Published online by Cambridge University Press: 03 July 2009
This volume has grown out of a conference held in Paris in April 1997. It was the last of a series of three on the theme of ‘The Rise and Decline of Christendom in Western Europe’, organised by the History Group of the Missiology of Western Culture Project. The Group comprised Dr Neal Blough (Paris), Dr Alan Kreider (then Oxford), Prof. Hugh McLeod, and Prof. Werner Ustorf (both Birmingham). A. Kreider (ed.), The Origins of Christendom in the West (Edinburgh and New York: T&T Clark, 2001) was the result of the first of these conferences. The second focused on the period of the Reformation and Counter-Reformation.
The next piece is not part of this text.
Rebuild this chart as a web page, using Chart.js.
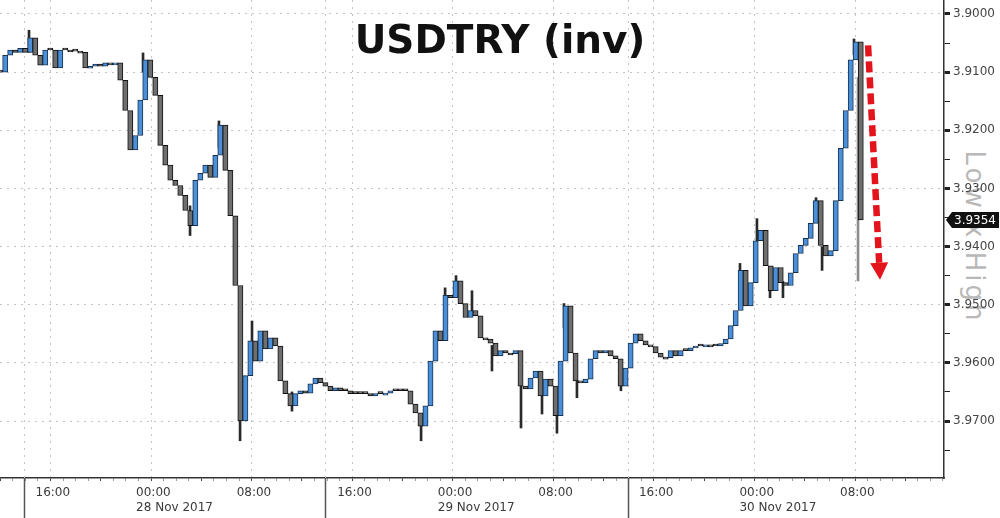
<!DOCTYPE html>
<html>
<head>
<meta charset="utf-8">
<title>USDTRY (inv)</title>
<script src="https://cdn.jsdelivr.net/npm/chart.js@4.4.0/dist/chart.umd.min.js"></script>
<style>
  html, body { margin: 0; padding: 0; background: #fff; }
  #wrap { position: relative; width: 1000px; height: 518px; }
  #wrap canvas { position: relative; z-index: 1; }
  .title {
    position: absolute; left: 0; top: 20px; width: 1000px; z-index: 2;
    text-align: center; font: bold 39px "DejaVu Sans", sans-serif; line-height: 39px; color: #111;
  }
  .range {
    position: absolute; left: 870px; top: 222px; width: 210px; height: 30px; z-index: 0;
    line-height: 30px; text-align: center; font: 26px "DejaVu Sans", sans-serif;
    color: #b8b8b8; letter-spacing: 3px; transform: rotate(90deg);
  }
</style>
</head>
<body>
<div id="wrap">
  <div class="title">USDTRY (inv)</div>
  <div class="range">Low x High</div>
  <canvas id="fxChart"></canvas>
</div>
<script>
// hours counted from 27 Nov 2017 16:00
const startHour = -4.0;
const stepHours = 0.398;

const closes = [
  3.9100, 3.9071, 3.9062, 3.9066, 3.9059, 3.9066, 3.9041, 3.9071, 3.9088, 3.9062,
  3.9062, 3.9093, 3.9062, 3.9062, 3.9064, 3.9064, 3.9066, 3.9093, 3.9090, 3.9086,
  3.9090, 3.9084, 3.9086, 3.9084, 3.9114, 3.9166, 3.9234, 3.9209, 3.9148, 3.9079,
  3.9109, 3.9140, 3.9226, 3.9260, 3.9286, 3.9295, 3.9312, 3.9338, 3.9364, 3.9286,
  3.9274, 3.9260, 3.9281, 3.9243, 3.9191, 3.9269, 3.9347, 3.9467, 3.9700, 3.9622,
  3.9562, 3.9597, 3.9545, 3.9576, 3.9557, 3.9571, 3.9631, 3.9653, 3.9674, 3.9653,
  3.9648, 3.9652, 3.9636, 3.9626, 3.9634, 3.9640, 3.9648, 3.9643, 3.9648, 3.9648,
  3.9653, 3.9653, 3.9653, 3.9653, 3.9657, 3.9653, 3.9653, 3.9652, 3.9648, 3.9648,
  3.9648, 3.9648, 3.9671, 3.9686, 3.9709, 3.9674, 3.9597, 3.9545, 3.9562, 3.9484,
  3.9488, 3.9459, 3.9498, 3.9522, 3.9510, 3.9519, 3.9557, 3.9559, 3.9566, 3.9588,
  3.9579, 3.9583, 3.9584, 3.9579, 3.9640, 3.9645, 3.9626, 3.9614, 3.9657, 3.9628,
  3.9640, 3.9691, 3.9597, 3.9502, 3.9583, 3.9631, 3.9634, 3.9628, 3.9593, 3.9579,
  3.9583, 3.9579, 3.9588, 3.9593, 3.9640, 3.9609, 3.9566, 3.9550, 3.9562, 3.9569,
  3.9572, 3.9583, 3.9590, 3.9591, 3.9579, 3.9588, 3.9579, 3.9579, 3.9574, 3.9571,
  3.9571, 3.9569, 3.9571, 3.9571, 3.9567, 3.9559, 3.9536, 3.9510, 3.9441, 3.9502,
  3.9462, 3.9390, 3.9372, 3.9433, 3.9476, 3.9436, 3.9462, 3.9467, 3.9445, 3.9412,
  3.9398, 3.9386, 3.9360, 3.9321, 3.9398, 3.9416, 3.9407, 3.9321, 3.9231, 3.9166,
  3.9079, 3.9048, 3.9354
];

// spikes beyond the closes
const wickHours = [-1.71, 7.36, 11.10, 13.40, 15.08, 16.03, 19.21, 29.48, 31.39, 32.26, 33.53, 35.12, 37.43,
  39.10, 40.29, 40.85, 41.88, 45.38, 54.85, 56.20, 57.24, 58.27, 60.90, 61.38, 63.92, 64.24];
const wickLows = [3.9028, 3.9067, 3.9330, 3.9184, 3.9680, 3.9528, 3.9650, 3.9690, 3.9471, 3.9450, 3.9476, 3.9570, 3.9630,
  3.9640, 3.9660, 3.9498, 3.9630, 3.9620, 3.9429, 3.9352, 3.9460, 3.9460, 3.9316, 3.9400, 3.9043, 3.9109];
const wickHighs = [3.9066, 3.9100, 3.9381, 3.9230, 3.9734, 3.9580, 3.9683, 3.9734, 3.9500, 3.9480, 3.9515, 3.9614, 3.9712,
  3.9688, 3.9721, 3.9540, 3.9660, 3.9648, 3.9470, 3.9390, 3.9488, 3.9488, 3.9350, 3.9441, 3.9070, 3.9459];

const sessionBreaks = [-2.11, 21.84, 45.94];
const xMin = -4.018, xMax = 71.08;
const yMin = 3.8976, yMax = 3.9798;
const arrowFrom = { h: 65.04, v: 3.9054 };
const arrowTo = { h: 65.99, v: 3.9457 };

const months = ['Jan', 'Feb', 'Mar', 'Apr', 'May', 'Jun', 'Jul', 'Aug', 'Sep', 'Oct', 'Nov', 'Dec'];
const baseTime = Date.UTC(2017, 10, 27, 16, 0);

const isMajorY = v => Math.round(v * 1000) % 10 === 0;
const pad = n => String(n).padStart(2, '0');

function timeLabel(h) {
  if (h % 8 !== 0) return '';
  const d = new Date(baseTime + h * 3600e3);
  const hh = pad(d.getUTCHours()) + ':00';
  if (d.getUTCHours() === 0) {
    return [hh, d.getUTCDate() + ' ' + months[d.getUTCMonth()] + ' ' + d.getUTCFullYear()];
  }
  return hh;
}

const candleData = closes.map((c, i) => ({ x: startHour + i * stepHours, y: [i ? closes[i - 1] : c, c] }));
const wickData = wickHours.map((h, k) => ({ x: h, y: [wickLows[k], wickHighs[k]] }));
const isUp = i => i > 0 && closes[i] < closes[i - 1];

const overlay = {
  id: 'overlay',
  beforeDatasetsDraw(chart) {
    const { ctx, chartArea: a, scales: { x } } = chart;
    ctx.save();
    ctx.strokeStyle = '#c4c4c4';
    ctx.lineWidth = 1;
    ctx.setLineDash([2, 5]);
    sessionBreaks.forEach(h => {
      const px = Math.round(x.getPixelForValue(h)) + 0.5;
      ctx.beginPath(); ctx.moveTo(px, a.top); ctx.lineTo(px, a.bottom); ctx.stroke();
    });
    ctx.restore();
  },
  afterDraw(chart) {
    const { ctx, chartArea: a, scales: { x, y } } = chart;
    ctx.save();
    // session separators under the time axis
    ctx.strokeStyle = '#555';
    ctx.lineWidth = 1.5;
    sessionBreaks.forEach(h => {
      const px = Math.round(x.getPixelForValue(h)) + 0.5;
      ctx.beginPath(); ctx.moveTo(px, a.bottom); ctx.lineTo(px, chart.height); ctx.stroke();
    });

    // red dashed arrow
    const x1 = x.getPixelForValue(arrowFrom.h), y1 = y.getPixelForValue(arrowFrom.v);
    const x2 = x.getPixelForValue(arrowTo.h), y2 = y.getPixelForValue(arrowTo.v);
    const len = Math.hypot(x2 - x1, y2 - y1);
    const ux = (x2 - x1) / len, uy = (y2 - y1) / len;
    const headLen = 17, headW = 9;
    const bx = x2 - ux * headLen, by = y2 - uy * headLen;
    ctx.strokeStyle = '#e3141c';
    ctx.fillStyle = '#e3141c';
    ctx.lineWidth = 6.5;
    ctx.setLineDash([11, 5]);
    ctx.beginPath(); ctx.moveTo(x1, y1); ctx.lineTo(bx, by); ctx.stroke();
    ctx.setLineDash([]);
    ctx.beginPath();
    ctx.moveTo(x2, y2);
    ctx.lineTo(bx - uy * headW, by + ux * headW);
    ctx.lineTo(bx + uy * headW, by - ux * headW);
    ctx.closePath(); ctx.fill();

    // last price tag
    const last = closes[closes.length - 1];
    const yp = Math.round(y.getPixelForValue(last));
    const xr = a.right + 2;
    ctx.fillStyle = '#111';
    ctx.beginPath();
    ctx.moveTo(xr, yp);
    ctx.lineTo(xr + 6, yp - 8);
    ctx.lineTo(xr + 53, yp - 8);
    ctx.lineTo(xr + 53, yp + 8);
    ctx.lineTo(xr + 6, yp + 8);
    ctx.closePath(); ctx.fill();
    ctx.fillStyle = '#fff';
    ctx.font = '12px "DejaVu Sans"';
    ctx.textBaseline = 'middle';
    ctx.textAlign = 'left';
    ctx.fillText(last.toFixed(4), xr + 8, yp + 1);
    ctx.restore();
  }
};

Chart.defaults.font.family = '"DejaVu Sans", sans-serif';
Chart.defaults.font.size = 12;
Chart.defaults.color = '#3a3a3a';

const blue = '#4a8fd8', blueEdge = '#17324f';
const grey = '#6e6e6e', greyEdge = '#111';

new Chart(document.getElementById('fxChart'), {
  type: 'bar',
  data: {
    datasets: [
      {
        label: 'USDTRY',
        data: candleData,
        grouped: false,
        order: 1,
        barThickness: 5.2,
        minBarLength: 2,
        borderWidth: 1,
        borderSkipped: false,
        backgroundColor: c => isUp(c.dataIndex) ? blue : grey,
        borderColor: c => isUp(c.dataIndex) ? blueEdge : greyEdge
      },
      {
        label: 'range',
        data: wickData,
        grouped: false,
        order: 2,
        barThickness: 2,
        borderWidth: 0,
        backgroundColor: c => c.dataIndex === wickHours.length - 1 ? '#8c8c8c' : '#2a2a2a'
      }
    ]
  },
  options: {
    responsive: true,
    maintainAspectRatio: false,
    animation: false,
    events: [],
    layout: { padding: 0 },
    plugins: {
      legend: { display: false },
      tooltip: { enabled: false },
      title: { display: false }
    },
    scales: {
      x: {
        type: 'linear',
        position: 'bottom',
        min: xMin,
        max: xMax,
        offset: false,
        afterFit: s => { s.height = 40; s.paddingLeft = 0; s.paddingRight = 0; },
        border: { display: true, color: '#333', width: 1.5, dash: [2, 5] },
        grid: {
          offset: false,
          color: c => (c.tick && c.tick.value % 8 === 0) ? '#c4c4c4' : 'rgba(0,0,0,0)',
          tickColor: c => (c.tick && c.tick.value % 4 === 0) ? '#444' : '#999',
          tickLength: 3,
          tickWidth: 1
        },
        ticks: {
          stepSize: 1,
          includeBounds: false,
          autoSkip: false,
          maxRotation: 0,
          align: 'start',
          labelOffset: -15,
          padding: 4,
          font: { size: 12, lineHeight: 1.25 },
          callback: v => timeLabel(v)
        }
      },
      y: {
        type: 'linear',
        position: 'right',
        reverse: true,
        beginAtZero: false,
        min: yMin,
        max: yMax,
        afterFit: s => { s.width = 56; s.paddingTop = 0; s.paddingBottom = 0; },
        border: { display: true, color: '#333', width: 1.5, dash: [2, 5] },
        grid: {
          color: c => (c.tick && isMajorY(c.tick.value)) ? '#c4c4c4' : 'rgba(0,0,0,0)',
          tickColor: '#222',
          tickLength: 6,
          tickWidth: c => (c.tick && isMajorY(c.tick.value)) ? 3 : 1
        },
        ticks: {
          stepSize: 0.005,
          includeBounds: false,
          autoSkip: false,
          padding: 3,
          color: '#444',
          callback: v => isMajorY(v) ? v.toFixed(4) : ''
        }
      }
    }
  },
  plugins: [overlay]
});
</script>
</body>
</html>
The Missiology of Western Culture Project (1992–1997) was an ecumenical attempt by western missiologists to mobilise the thinking of specialists in a variety of disciplines about the interplay of the Christian message and churches with the culture of the contemporary west. Subsidised by substantial grants, notably from the Pew Charitable Trust (Philadelphia), the project sponsored study groups in seven areas (the arts, ecclesiology, epistemology, social structures and systems, history, the individual, and health and healing), and each group organised its own study processes and colloquia. The Project ended with the groups sharing their findings with each other in September 1997 in a major international consultation at the Bon Secours Center, Marriottsville, Maryland, USA. Their learnings are gradually appearing in print.